К примеру, все споры о либералах последнего времени упираются в подобное недоразумение.

Когда человек пишет где-нибудь, например, «достали эти либералы», он едва ли имеет в виду, что его раздражение вызывают люди, стоящие на идеологических позициях позднего просвещения, почитатели Локка и Смита, наследники идеалов Великой французской революции.

Но более того — ничего подобного не имеет в виду и тот, кто пишет про себя с гордостью «я — либерал». Если начать его расспрашивать подробнее, в большинстве случаев получишь ответ «я за свободу». Вообще-то свобода сама по себе как высшая ценность — слабая концепция: одно дело — свобода ходить голышом у себя дома, и совсем другое дело — по улице. Тут есть классическая формула «моя свобода заканчивается там, где начинается свобода другого».
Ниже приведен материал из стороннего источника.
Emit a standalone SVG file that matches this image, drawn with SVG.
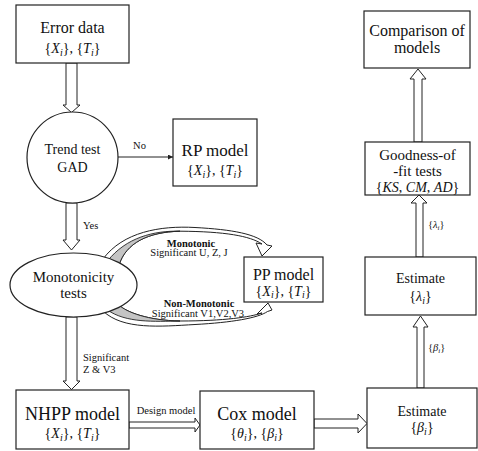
<svg xmlns="http://www.w3.org/2000/svg" width="478" height="451" viewBox="0 0 478 451" font-family="'Liberation Serif', 'DejaVu Serif', 'Times New Roman', serif">
<defs>
<style>
.box{fill:#fff;stroke:#222;stroke-width:1.2}
.ha{fill:#fff;stroke:#222;stroke-width:1}
.t{font-family:'Liberation Serif','DejaVu Serif','Times New Roman',serif;fill:#111;text-anchor:middle}
.sm{font-family:'Liberation Serif','DejaVu Serif','Times New Roman',serif;fill:#111;font-size:10.5px}
.b{font-weight:bold}
.i{font-style:italic}
.band{fill:#fff;stroke:#222;stroke-width:1}
.gray{fill:#c4c4c4;stroke:#222;stroke-width:0.9}
</style>
<marker id="ah" viewBox="0 0 10 10" refX="10" refY="5" markerWidth="5" markerHeight="5" orient="auto" markerUnits="userSpaceOnUse">
<path d="M0,0 L10,5 L0,10 z" fill="#222"/>
</marker>
</defs>
<rect width="478" height="451" fill="#fff"/>

<g id="connectors">
<polygon class="ha" points="66,63 77,63 77,105 80,105 71.5,112.5 63,105 66,105"/>
<line x1="118" y1="157" x2="173" y2="157" stroke="#222" stroke-width="1" marker-end="url(#ah)"/>
<polygon class="ha" points="66,203 77,203 77,240 80,240 71.5,250 63,240 66,240"/>
<polygon class="ha" points="66,317 77,317 77,381 80,381 71.5,389.5 63,381 66,381"/>
<polygon class="ha" points="129,422 195,422 195,418 200,425 195,432 195,428 129,428"/>
<polygon class="ha" points="314,419 358,419 358,414 367,423.5 358,433 358,428 314,428"/>
<polygon class="ha" points="417,388 417,327 413,327 420.5,316 428,327 424,327 424,388"/>
<polygon class="ha" points="416,257 416,203 411,203 419,195 427,203 423,203 423,257"/>
<polygon class="ha" points="414,142 414,79 410,79 418,69 426,79 422,79 422,142"/>
<!-- top curved arrow -->
<path class="band" d="M103,259 C123,232 160,225.5 195,227.5 C232,229.5 258,234 267,245 L272,246 L262,256 L256,243 L262,244 C250,236 225,231.5 180,231.2 C148,232 126,243 119,265 Z"/>
<path class="gray" d="M107.5,261 C126,237.5 154,230.5 180,231.2 C148,232 126,243 119,265 Z"/>
<!-- bottom curved arrow -->
<path class="band" d="M103,311 C123,330 160,326.5 195,324.5 C232,322.5 258,318 267.5,311.5 L272,310 L268,303 L257,314 L262,313 C250,317 225,321 180,321 C148,320.5 126,312 119,305 Z"/>
<path class="gray" d="M107.5,310 C126,323 154,321.5 180,321 C148,320.5 126,312 119,305 Z"/>
</g>

<g id="error-data">
<rect class="box" x="16" y="5" width="113" height="58"/>
<text class="t" x="72.5" y="33" font-size="16">Error data</text>
<text class="t" x="72.5" y="53" font-size="14">{<tspan class="i">X</tspan><tspan class="i" font-size="10" dy="2.5">i</tspan><tspan dy="-2.5">}, {</tspan><tspan class="i">T</tspan><tspan class="i" font-size="10" dy="2.5">i</tspan><tspan dy="-2.5">}</tspan></text>
</g>

<g id="trend-test">
<circle class="box" cx="72.5" cy="157.5" r="45.5"/>
<text class="t" x="72.5" y="154" font-size="14">Trend test</text>
<text class="t" x="72.5" y="172" font-size="14">GAD</text>
</g>

<g id="rp-model">
<rect class="box" x="173" y="119" width="84" height="67"/>
<text class="t" x="215" y="156" font-size="17">RP model</text>
<text class="t" x="215" y="175" font-size="14">{<tspan class="i">X</tspan><tspan class="i" font-size="10" dy="2.5">i</tspan><tspan dy="-2.5">}, {</tspan><tspan class="i">T</tspan><tspan class="i" font-size="10" dy="2.5">i</tspan><tspan dy="-2.5">}</tspan></text>
</g>

<g id="monotonicity-tests">
<ellipse class="box" cx="73.5" cy="285" rx="63.5" ry="32"/>
<text class="t" x="73.5" y="282" font-size="15">Monotonicity</text>
<text class="t" x="73.5" y="298" font-size="15">tests</text>
</g>

<g id="pp-model">
<rect class="box" x="244" y="257" width="79" height="45"/>
<text class="t" x="283.5" y="279.5" font-size="16">PP model</text>
<text class="t" x="283.5" y="295.5" font-size="14">{<tspan class="i">X</tspan><tspan class="i" font-size="10" dy="2.5">i</tspan><tspan dy="-2.5">}, {</tspan><tspan class="i">T</tspan><tspan class="i" font-size="10" dy="2.5">i</tspan><tspan dy="-2.5">}</tspan></text>
</g>

<g id="nhpp-model">
<rect class="box" x="16" y="390" width="113" height="59"/>
<text class="t" x="72.5" y="420" font-size="18">NHPP model</text>
<text class="t" x="72.5" y="438" font-size="14">{<tspan class="i">X</tspan><tspan class="i" font-size="10" dy="2.5">i</tspan><tspan dy="-2.5">}, {</tspan><tspan class="i">T</tspan><tspan class="i" font-size="10" dy="2.5">i</tspan><tspan dy="-2.5">}</tspan></text>
</g>

<g id="cox-model">
<rect class="box" x="200" y="391" width="114" height="58"/>
<text class="t" x="257" y="420" font-size="18">Cox model</text>
<text class="t" x="257" y="438" font-size="14">{<tspan class="i">θ</tspan><tspan class="i" font-size="10" dy="2.5">i</tspan><tspan dy="-2.5">}, {</tspan><tspan class="i">β</tspan><tspan class="i" font-size="10" dy="2.5">i</tspan><tspan dy="-2.5">}</tspan></text>
</g>

<g id="estimate-beta">
<rect class="box" x="367" y="388" width="110" height="60"/>
<text class="t" x="422" y="416" font-size="14">Estimate</text>
<text class="t" x="422" y="432" font-size="14">{<tspan class="i">β</tspan><tspan class="i" font-size="10" dy="2.5">i</tspan><tspan dy="-2.5">}</tspan></text>
</g>

<g id="estimate-lambda">
<rect class="box" x="365" y="257" width="111" height="58"/>
<text class="t" x="420.5" y="283" font-size="14">Estimate</text>
<text class="t" x="420.5" y="301" font-size="14">{<tspan class="i">λ</tspan><tspan class="i" font-size="10" dy="2.5">i</tspan><tspan dy="-2.5">}</tspan></text>
</g>

<g id="goodness-of-fit">
<rect class="box" x="365" y="142" width="105" height="53"/>
<text class="t" x="417.5" y="159.5" font-size="15">Goodness-of</text>
<text class="t" x="417.5" y="175.5" font-size="15">-fit tests</text>
<text class="t" x="417.5" y="191.5" font-size="14">{<tspan class="i">KS</tspan>, <tspan class="i">CM</tspan>, <tspan class="i">AD</tspan>}</text>
</g>

<g id="comparison">
<rect class="box" x="364" y="11" width="106" height="57"/>
<text class="t" x="417" y="36" font-size="16">Comparison of</text>
<text class="t" x="417" y="53" font-size="16">models</text>
</g>

<g id="labels">
<text class="sm" x="139.5" y="149" text-anchor="middle" font-size="10">No</text>
<text class="sm" x="83" y="229" font-size="10">Yes</text>
<text class="sm b" x="191" y="246.5" text-anchor="middle">Monotonic</text>
<text class="sm" x="189" y="256" text-anchor="middle">Significant U, Z, J</text>
<text class="sm b" x="199" y="306.5" text-anchor="middle">Non-Monotonic</text>
<text class="sm" x="198" y="317" text-anchor="middle">Significant V1,V2,V3</text>
<text class="sm" x="83" y="361" font-size="11">Significant</text>
<text class="sm" x="83" y="373" font-size="11">Z &amp; V3</text>
<text class="sm" x="166" y="414" text-anchor="middle">Design model</text>
<text class="sm" x="428" y="351" font-size="10">{<tspan class="i">β</tspan><tspan class="i" font-size="7" dy="2">i</tspan><tspan dy="-2">}</tspan></text>
<text class="sm" x="428" y="228" font-size="10">{<tspan class="i">λ</tspan><tspan class="i" font-size="7" dy="2">i</tspan><tspan dy="-2">}</tspan></text>
</g>
</svg>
Более продвинутый пользователь злосчастного слова скажет, что он за частную собственность, примат частного капитала над государственным и минимальное участие госаппарата в экономике. Одна беда: этот смысл у слова «либерализм» появился не более чем пятьдесят лет назад, и с классическим либерализмом он, как ни странно, вступает в противоречие, ибо хотя бы тот же Смит выступал за жесткий государственный контроль над бизнесом.

Но общая и для одного, и для другого проблема — другая. Проблема в том, что и узкая, и широкая трактовка термина актуальна только для круга единомышленников, в то время как за его пределами со словом «либерал» произошло то же самое, что в девяностых годах со словом «демократ».
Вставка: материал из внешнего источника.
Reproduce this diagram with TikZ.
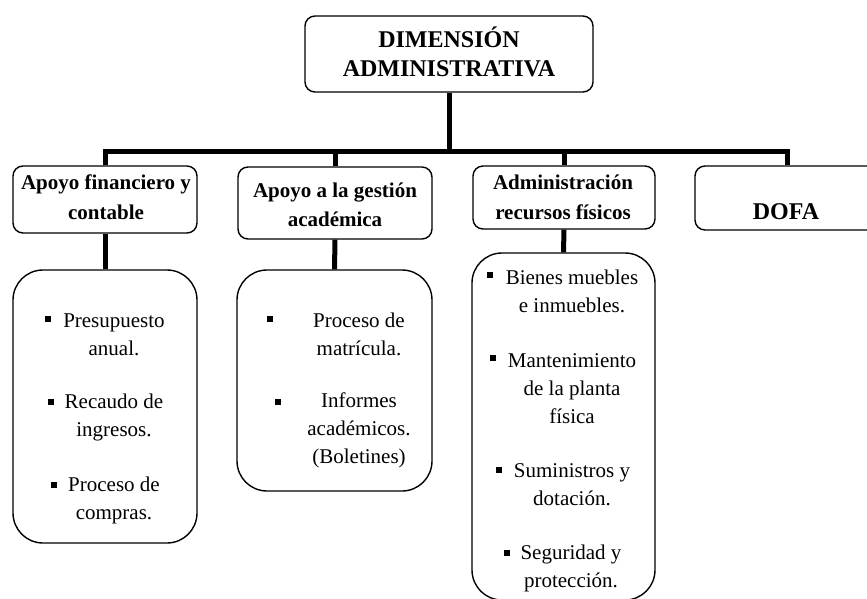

Если поначалу оно понималось как «сторонник власти народа» (а не партийной верхушки), то к концу десятилетия под демократом понимали уже только сторонника Ельцина, гайдаровских реформ и приватизации. А поскольку и то, и другое, и третье наш народ в своей массе считает злом, то «сторонник власти народа» превратился в сторонника элит — финансовых элит прежде всего и власти финансовых элит не в последнюю очередь.

Слово «либерал» сегодня означает примерно «тот, кто за Ходорковского, за богатых и против бедных», — и с этим придется просто смириться, потому что против языка, как против кармы, не попрешь.

Теперь это ругательное слово, и продолжать им пользоваться для самоаттестации может разве что Юлия Латынина. Всем остальным придется искать какое-то другое слово, если они хотят обозначить, что они за гражданские свободы и против тотального контроля государства над частной жизнью.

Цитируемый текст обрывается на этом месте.